**Short problem:**
Gather, from the listing beneath this task, every line holding the string "that".

**The input:**
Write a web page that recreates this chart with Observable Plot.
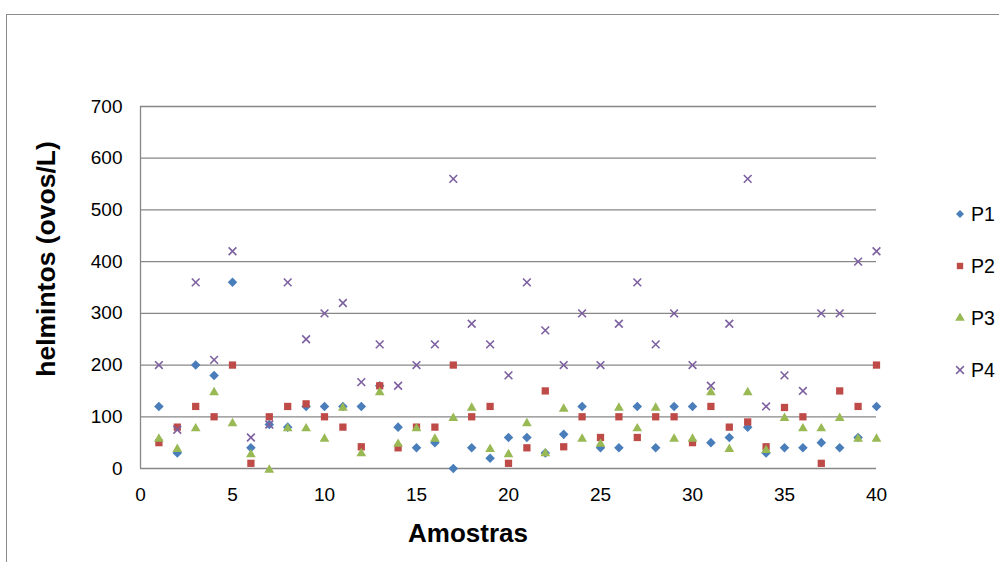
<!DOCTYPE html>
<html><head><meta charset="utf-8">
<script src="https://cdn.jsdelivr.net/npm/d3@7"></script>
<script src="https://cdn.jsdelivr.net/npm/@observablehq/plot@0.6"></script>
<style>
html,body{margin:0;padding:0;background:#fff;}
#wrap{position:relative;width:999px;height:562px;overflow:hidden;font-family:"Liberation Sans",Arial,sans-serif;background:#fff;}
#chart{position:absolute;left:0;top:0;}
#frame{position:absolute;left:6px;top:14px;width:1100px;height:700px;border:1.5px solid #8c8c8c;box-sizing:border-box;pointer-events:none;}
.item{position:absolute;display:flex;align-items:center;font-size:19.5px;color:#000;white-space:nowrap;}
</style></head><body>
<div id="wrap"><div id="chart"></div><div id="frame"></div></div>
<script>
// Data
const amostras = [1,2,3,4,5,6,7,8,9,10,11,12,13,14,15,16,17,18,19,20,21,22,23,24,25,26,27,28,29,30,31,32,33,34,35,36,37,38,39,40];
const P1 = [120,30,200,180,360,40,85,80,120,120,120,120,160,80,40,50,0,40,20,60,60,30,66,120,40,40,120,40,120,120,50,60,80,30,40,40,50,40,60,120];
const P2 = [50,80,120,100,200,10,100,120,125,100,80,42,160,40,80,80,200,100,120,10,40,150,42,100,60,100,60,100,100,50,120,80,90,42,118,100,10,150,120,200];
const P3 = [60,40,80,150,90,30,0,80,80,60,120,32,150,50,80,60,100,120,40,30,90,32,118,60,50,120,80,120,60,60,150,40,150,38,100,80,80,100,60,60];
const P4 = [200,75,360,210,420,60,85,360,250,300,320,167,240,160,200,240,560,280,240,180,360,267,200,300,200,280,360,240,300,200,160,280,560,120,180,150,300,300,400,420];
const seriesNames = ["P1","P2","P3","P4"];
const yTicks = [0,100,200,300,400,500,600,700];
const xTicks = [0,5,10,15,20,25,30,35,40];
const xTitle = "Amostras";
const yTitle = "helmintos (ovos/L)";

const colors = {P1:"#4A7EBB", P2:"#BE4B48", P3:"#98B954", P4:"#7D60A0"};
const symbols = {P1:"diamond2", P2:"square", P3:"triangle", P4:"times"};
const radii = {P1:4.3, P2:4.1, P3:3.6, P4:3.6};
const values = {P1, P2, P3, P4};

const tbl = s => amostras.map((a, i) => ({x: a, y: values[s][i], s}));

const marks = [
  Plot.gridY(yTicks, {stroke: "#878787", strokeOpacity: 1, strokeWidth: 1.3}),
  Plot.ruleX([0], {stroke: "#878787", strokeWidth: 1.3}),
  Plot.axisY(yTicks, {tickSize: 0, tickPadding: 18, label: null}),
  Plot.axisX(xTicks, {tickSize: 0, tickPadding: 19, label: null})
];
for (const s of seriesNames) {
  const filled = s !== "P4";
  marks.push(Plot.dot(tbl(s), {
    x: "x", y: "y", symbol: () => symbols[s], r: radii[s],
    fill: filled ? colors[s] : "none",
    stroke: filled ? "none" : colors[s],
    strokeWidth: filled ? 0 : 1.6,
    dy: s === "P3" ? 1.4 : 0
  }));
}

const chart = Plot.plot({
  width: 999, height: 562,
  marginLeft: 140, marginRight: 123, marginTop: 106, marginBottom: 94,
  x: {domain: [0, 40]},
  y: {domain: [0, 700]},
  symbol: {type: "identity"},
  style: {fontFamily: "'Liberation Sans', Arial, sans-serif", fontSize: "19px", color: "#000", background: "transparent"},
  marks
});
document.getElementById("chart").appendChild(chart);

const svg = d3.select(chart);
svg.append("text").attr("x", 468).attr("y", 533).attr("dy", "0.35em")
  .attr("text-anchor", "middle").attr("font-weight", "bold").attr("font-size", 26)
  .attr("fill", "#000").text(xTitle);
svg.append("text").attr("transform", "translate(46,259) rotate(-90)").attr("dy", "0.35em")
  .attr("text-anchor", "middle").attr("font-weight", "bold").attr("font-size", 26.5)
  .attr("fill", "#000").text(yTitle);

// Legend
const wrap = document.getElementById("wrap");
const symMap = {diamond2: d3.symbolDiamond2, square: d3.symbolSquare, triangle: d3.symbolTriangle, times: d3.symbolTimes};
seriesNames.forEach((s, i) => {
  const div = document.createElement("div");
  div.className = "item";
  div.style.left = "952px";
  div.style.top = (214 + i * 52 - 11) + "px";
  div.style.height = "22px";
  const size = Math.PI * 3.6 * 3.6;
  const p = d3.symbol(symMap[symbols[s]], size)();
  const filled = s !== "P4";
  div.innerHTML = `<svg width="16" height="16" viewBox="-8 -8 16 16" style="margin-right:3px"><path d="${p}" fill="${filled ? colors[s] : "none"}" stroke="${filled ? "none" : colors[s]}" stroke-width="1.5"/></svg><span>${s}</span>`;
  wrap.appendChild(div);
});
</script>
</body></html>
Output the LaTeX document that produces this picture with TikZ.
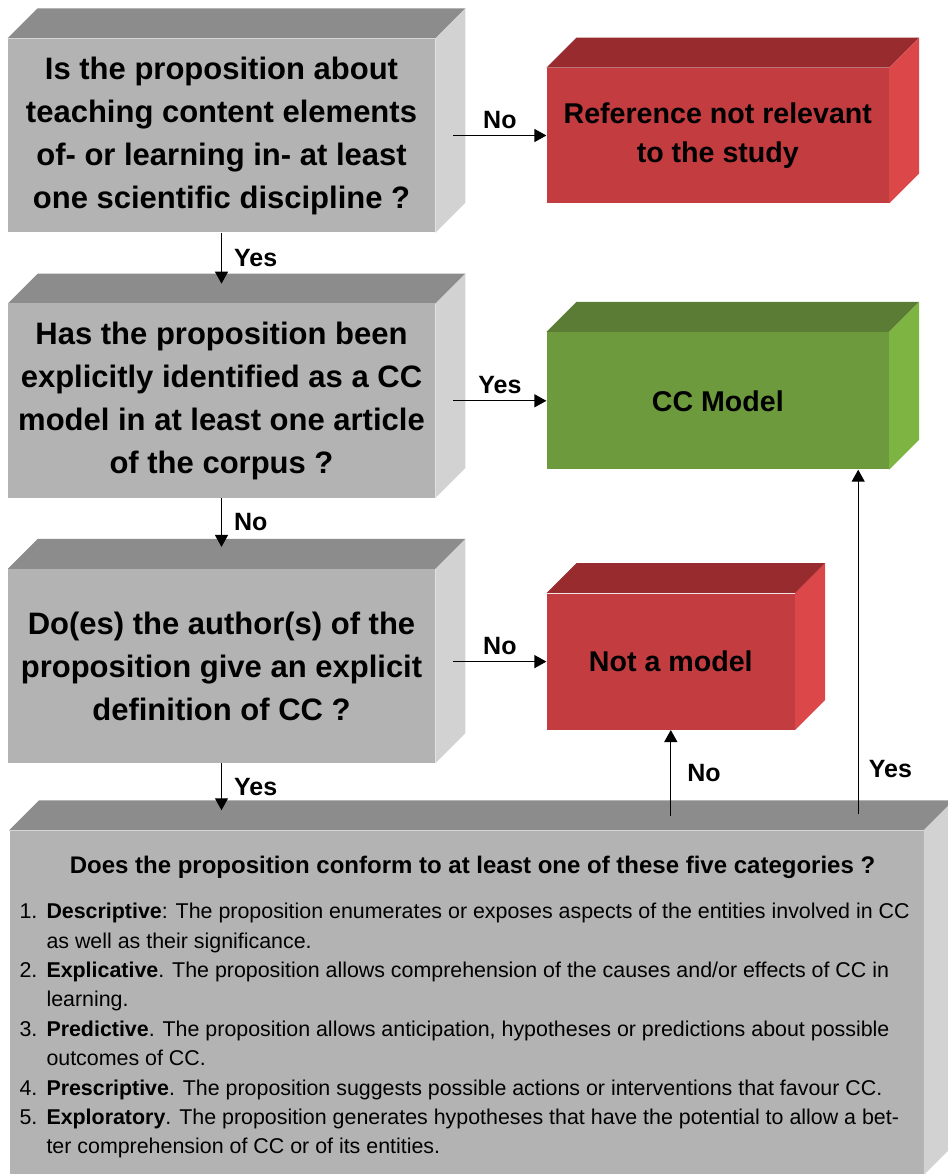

**Solution:**
Write a web page that recreates this chart with Observable Plot.
Output the LaTeX document that produces this picture with TikZ.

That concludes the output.